● **Written instruction**
Can you write out all the lines word for word, with no pictures?

● **Data block**
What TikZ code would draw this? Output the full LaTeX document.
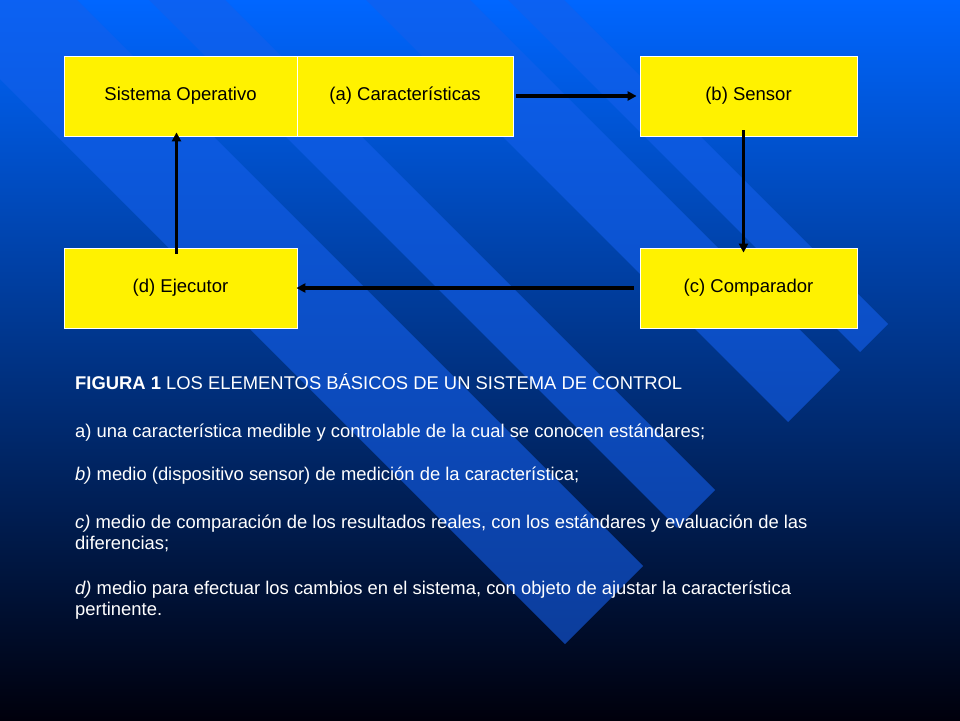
\documentclass[tikz,border=0pt]{standalone}
\usepackage{fontspec}
\setmainfont{Liberation Sans}
\usetikzlibrary{arrows.meta}
\begin{document}
\begin{tikzpicture}[x=1pt,y=-1pt,
  box/.style={draw=white,line width=0.8pt,fill=yellow,minimum width=216pt,minimum height=80pt,inner sep=0pt,font=\fontsize{18.5}{22}\selectfont},
  conn/.style={line width=3.5pt,-{Triangle[length=9pt,width=9pt]}},
  band/.style={fill={rgb,255:red,20;green,95;blue,235},fill opacity=0.6,draw=none},
  txt/.style={anchor=base west,inner sep=0pt,text=white,font=\fontsize{18.4}{22}\selectfont}]
\useasboundingbox (0,0) rectangle (960,720);
\shade[top color={rgb,255:red,0;green,102;blue,255},middle color={rgb,255:red,0;green,60;blue,190},bottom color={rgb,255:red,0;green,0;blue,12}] (0,0) rectangle (960,720);
\begin{scope}
\clip (0,0) rectangle (960,720);
\fill[band] (888,324) -- (860,352) -- ++(-1000,-1000) -- (-112,-676) -- cycle;
\fill[band] (840,370) -- (788,422) -- ++(-1000,-1000) -- (-160,-630) -- cycle;
\fill[band] (715,490) -- (677,528) -- ++(-1000,-1000) -- (-285,-510) -- cycle;
\fill[band] (643,566) -- (565,644) -- ++(-1000,-1000) -- (-357,-434) -- cycle;
\end{scope}
\node[box,minimum width=233pt] (so) at (180.5,96) {Sistema Operativo};
\node[box] (a) at (405,96) {(a) Características};
\node[box,minimum width=217pt] (b) at (748.5,96) {(b) Sensor};
\node[box,minimum width=233pt] (d) at (180.5,288) {(d) Ejecutor};
\node[box,minimum width=217pt] (c) at (748.5,288) {(c) Comparador};
\draw[conn] ([xshift=3pt]a.east) -- ([xshift=-3pt]b.west);
\draw[conn] ([xshift=-5pt,yshift=6pt]b.south) -- ([xshift=-5pt,yshift=-5pt]c.north);
\draw[conn] ([xshift=-6pt]c.west) -- ([xshift=-1pt]d.east);
\draw[conn] ([xshift=-4pt,yshift=-6pt]d.north) -- ([xshift=-4pt,yshift=4pt]so.south);
\node[txt] (t1) at (75,389) {\textbf{FIGURA 1} LOS ELEMENTOS BÁSICOS DE UN SISTEMA DE CONTROL};
\node[txt] (t2) at (75,437) {a) una característica medible y controlable de la cual se conocen estándares;};
\node[txt] (t3) at (75,480) {\textit{b)} medio (dispositivo sensor) de medición de la característica;};
\node[txt] (t4) at (75,528) {\textit{c)} medio de comparación de los resultados reales, con los estándares y evaluación de las};
\node[txt] (t5) at (75,549) {diferencias;};
\node[txt] (t6) at (75,594) {\textit{d)} medio para efectuar los cambios en el sistema, con objeto de ajustar la característica};
\node[txt] (t7) at (75,615) {pertinente.};
\end{tikzpicture}
\end{document}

● **Solution to the problem**
What TikZ code would draw this? Output the full LaTeX document.
\documentclass[tikz,border=0pt]{standalone}
\usepackage{fontspec}
\setmainfont{Liberation Sans}
\usetikzlibrary{arrows.meta}
\begin{document}
\begin{tikzpicture}[x=1pt,y=-1pt,
  box/.style={draw=white,line width=0.8pt,fill=yellow,minimum width=216pt,minimum height=80pt,inner sep=0pt,font=\fontsize{18.5}{22}\selectfont},
  conn/.style={line width=3.5pt,-{Triangle[length=9pt,width=9pt]}},
  band/.style={fill={rgb,255:red,20;green,95;blue,235},fill opacity=0.6,draw=none},
  txt/.style={anchor=base west,inner sep=0pt,text=white,font=\fontsize{18.4}{22}\selectfont}]
\useasboundingbox (0,0) rectangle (960,720);
\shade[top color={rgb,255:red,0;green,102;blue,255},middle color={rgb,255:red,0;green,60;blue,190},bottom color={rgb,255:red,0;green,0;blue,12}] (0,0) rectangle (960,720);
\begin{scope}
\clip (0,0) rectangle (960,720);
\fill[band] (888,324) -- (860,352) -- ++(-1000,-1000) -- (-112,-676) -- cycle;
\fill[band] (840,370) -- (788,422) -- ++(-1000,-1000) -- (-160,-630) -- cycle;
\fill[band] (715,490) -- (677,528) -- ++(-1000,-1000) -- (-285,-510) -- cycle;
\fill[band] (643,566) -- (565,644) -- ++(-1000,-1000) -- (-357,-434) -- cycle;
\end{scope}
\node[box,minimum width=233pt] (so) at (180.5,96) {Sistema Operativo};
\node[box] (a) at (405,96) {(a) Características};
\node[box,minimum width=217pt] (b) at (748.5,96) {(b) Sensor};
\node[box,minimum width=233pt] (d) at (180.5,288) {(d) Ejecutor};
\node[box,minimum width=217pt] (c) at (748.5,288) {(c) Comparador};
\draw[conn] ([xshift=3pt]a.east) -- ([xshift=-3pt]b.west);
\draw[conn] ([xshift=-5pt,yshift=6pt]b.south) -- ([xshift=-5pt,yshift=-5pt]c.north);
\draw[conn] ([xshift=-6pt]c.west) -- ([xshift=-1pt]d.east);
\draw[conn] ([xshift=-4pt,yshift=-6pt]d.north) -- ([xshift=-4pt,yshift=4pt]so.south);
\node[txt] (t1) at (75,389) {\textbf{FIGURA 1} LOS ELEMENTOS BÁSICOS DE UN SISTEMA DE CONTROL};
\node[txt] (t2) at (75,437) {a) una característica medible y controlable de la cual se conocen estándares;};
\node[txt] (t3) at (75,480) {\textit{b)} medio (dispositivo sensor) de medición de la característica;};
\node[txt] (t4) at (75,528) {\textit{c)} medio de comparación de los resultados reales, con los estándares y evaluación de las};
\node[txt] (t5) at (75,549) {diferencias;};
\node[txt] (t6) at (75,594) {\textit{d)} medio para efectuar los cambios en el sistema, con objeto de ajustar la característica};
\node[txt] (t7) at (75,615) {pertinente.};
\end{tikzpicture}
\end{document}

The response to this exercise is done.